[To do] Skip all pictures. Write out the data below from its first line through the line that contains "Chart.register(...registerables);".

[Source data]
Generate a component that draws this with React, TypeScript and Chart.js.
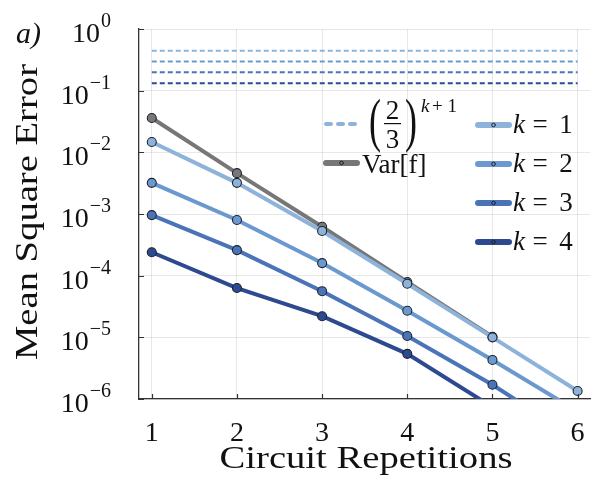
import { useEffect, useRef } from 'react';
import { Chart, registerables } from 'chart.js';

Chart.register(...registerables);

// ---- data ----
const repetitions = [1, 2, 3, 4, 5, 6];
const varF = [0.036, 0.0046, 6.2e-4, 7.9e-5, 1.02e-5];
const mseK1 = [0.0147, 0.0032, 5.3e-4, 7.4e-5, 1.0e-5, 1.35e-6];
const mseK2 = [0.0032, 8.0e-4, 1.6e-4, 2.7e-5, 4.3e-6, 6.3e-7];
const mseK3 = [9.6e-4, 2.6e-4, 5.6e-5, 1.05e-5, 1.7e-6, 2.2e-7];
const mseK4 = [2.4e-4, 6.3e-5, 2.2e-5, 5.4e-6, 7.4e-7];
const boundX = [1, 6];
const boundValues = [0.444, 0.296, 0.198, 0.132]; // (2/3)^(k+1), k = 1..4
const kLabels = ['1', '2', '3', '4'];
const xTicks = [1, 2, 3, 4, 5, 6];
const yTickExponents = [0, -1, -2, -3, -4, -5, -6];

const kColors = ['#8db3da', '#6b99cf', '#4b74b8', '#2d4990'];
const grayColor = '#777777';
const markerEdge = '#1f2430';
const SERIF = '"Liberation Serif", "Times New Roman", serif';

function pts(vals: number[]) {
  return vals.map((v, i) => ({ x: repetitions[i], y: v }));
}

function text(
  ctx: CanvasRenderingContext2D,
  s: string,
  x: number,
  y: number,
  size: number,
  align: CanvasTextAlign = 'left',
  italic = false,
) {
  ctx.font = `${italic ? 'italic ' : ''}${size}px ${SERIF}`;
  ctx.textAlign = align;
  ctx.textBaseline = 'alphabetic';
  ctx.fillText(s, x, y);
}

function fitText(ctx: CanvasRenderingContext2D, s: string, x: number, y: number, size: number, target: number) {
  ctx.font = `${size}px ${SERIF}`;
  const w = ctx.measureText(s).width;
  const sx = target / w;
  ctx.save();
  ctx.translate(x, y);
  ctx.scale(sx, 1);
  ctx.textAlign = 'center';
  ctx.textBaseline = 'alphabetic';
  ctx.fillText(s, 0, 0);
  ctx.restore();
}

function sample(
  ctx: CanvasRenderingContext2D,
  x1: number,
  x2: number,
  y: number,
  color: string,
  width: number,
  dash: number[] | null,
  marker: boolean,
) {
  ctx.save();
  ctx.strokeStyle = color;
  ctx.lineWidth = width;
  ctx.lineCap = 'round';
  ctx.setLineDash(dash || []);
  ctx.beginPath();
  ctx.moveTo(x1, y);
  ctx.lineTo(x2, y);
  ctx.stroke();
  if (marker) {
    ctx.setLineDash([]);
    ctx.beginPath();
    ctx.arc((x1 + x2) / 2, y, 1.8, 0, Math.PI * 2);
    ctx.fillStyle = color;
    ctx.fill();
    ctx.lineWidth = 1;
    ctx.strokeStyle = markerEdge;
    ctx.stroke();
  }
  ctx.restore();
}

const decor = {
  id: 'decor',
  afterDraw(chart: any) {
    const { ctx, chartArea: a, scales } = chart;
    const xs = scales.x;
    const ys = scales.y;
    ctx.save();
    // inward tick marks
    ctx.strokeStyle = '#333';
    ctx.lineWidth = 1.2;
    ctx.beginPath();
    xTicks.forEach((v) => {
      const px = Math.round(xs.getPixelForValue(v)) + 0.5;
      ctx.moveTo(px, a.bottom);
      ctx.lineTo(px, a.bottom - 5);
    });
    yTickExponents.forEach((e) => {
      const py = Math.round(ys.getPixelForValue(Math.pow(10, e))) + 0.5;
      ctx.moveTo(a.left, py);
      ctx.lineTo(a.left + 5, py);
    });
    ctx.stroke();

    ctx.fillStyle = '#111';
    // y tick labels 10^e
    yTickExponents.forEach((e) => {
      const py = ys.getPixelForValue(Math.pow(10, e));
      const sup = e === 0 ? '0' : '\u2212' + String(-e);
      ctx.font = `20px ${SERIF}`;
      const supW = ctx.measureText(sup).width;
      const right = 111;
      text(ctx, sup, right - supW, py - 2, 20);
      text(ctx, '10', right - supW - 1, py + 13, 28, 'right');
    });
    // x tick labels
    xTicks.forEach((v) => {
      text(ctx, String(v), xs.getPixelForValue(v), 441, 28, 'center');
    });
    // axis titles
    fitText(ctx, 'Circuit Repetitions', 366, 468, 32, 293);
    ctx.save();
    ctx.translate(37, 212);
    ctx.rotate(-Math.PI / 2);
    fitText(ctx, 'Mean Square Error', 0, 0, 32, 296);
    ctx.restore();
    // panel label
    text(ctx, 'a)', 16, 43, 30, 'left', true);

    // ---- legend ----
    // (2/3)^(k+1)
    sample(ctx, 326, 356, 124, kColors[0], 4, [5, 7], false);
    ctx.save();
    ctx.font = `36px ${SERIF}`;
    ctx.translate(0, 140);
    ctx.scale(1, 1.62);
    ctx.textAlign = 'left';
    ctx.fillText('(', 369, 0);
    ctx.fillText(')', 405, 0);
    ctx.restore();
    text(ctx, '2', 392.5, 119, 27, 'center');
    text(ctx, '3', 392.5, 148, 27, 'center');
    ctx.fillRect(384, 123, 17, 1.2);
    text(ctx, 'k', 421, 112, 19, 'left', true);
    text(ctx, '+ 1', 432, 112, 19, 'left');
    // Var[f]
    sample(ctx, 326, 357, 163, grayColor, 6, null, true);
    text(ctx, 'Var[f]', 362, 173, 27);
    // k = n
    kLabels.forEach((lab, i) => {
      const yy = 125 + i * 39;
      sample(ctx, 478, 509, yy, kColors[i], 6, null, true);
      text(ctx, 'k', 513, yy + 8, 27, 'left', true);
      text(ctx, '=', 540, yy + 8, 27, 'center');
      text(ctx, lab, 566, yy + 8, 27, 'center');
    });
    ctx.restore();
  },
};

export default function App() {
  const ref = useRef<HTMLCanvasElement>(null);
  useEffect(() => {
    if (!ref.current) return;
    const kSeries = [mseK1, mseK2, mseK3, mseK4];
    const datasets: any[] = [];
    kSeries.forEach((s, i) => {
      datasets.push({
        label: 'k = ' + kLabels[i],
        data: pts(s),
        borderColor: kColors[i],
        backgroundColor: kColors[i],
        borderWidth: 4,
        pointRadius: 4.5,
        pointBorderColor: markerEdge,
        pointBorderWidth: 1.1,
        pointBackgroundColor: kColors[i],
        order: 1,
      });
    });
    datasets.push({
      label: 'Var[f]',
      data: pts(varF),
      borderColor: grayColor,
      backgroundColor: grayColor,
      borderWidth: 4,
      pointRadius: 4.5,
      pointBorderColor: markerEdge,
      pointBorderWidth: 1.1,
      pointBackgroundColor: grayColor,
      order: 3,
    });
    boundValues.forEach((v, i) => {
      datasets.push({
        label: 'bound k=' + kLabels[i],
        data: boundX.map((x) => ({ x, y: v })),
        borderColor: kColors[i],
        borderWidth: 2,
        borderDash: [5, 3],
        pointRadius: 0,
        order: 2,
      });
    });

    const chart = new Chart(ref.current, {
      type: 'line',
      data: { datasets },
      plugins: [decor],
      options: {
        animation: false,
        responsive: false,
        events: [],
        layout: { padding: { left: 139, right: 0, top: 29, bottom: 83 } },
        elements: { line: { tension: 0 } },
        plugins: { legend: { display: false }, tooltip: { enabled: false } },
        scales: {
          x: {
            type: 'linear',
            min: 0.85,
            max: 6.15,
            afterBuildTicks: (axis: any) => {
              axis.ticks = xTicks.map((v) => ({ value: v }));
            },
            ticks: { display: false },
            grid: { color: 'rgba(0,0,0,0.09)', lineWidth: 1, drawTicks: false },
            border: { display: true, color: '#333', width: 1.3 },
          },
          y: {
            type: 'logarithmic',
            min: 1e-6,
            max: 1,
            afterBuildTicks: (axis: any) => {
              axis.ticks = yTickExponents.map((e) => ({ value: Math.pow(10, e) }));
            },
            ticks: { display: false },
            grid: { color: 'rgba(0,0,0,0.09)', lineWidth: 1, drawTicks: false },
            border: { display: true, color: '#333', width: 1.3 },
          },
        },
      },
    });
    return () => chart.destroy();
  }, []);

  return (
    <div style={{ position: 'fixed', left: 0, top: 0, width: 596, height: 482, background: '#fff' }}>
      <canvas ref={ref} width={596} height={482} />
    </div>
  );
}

[Reply to the exercise]
Generate a component that draws this with React, TypeScript and Chart.js.
import { useEffect, useRef } from 'react';
import { Chart, registerables } from 'chart.js';

Chart.register(...registerables);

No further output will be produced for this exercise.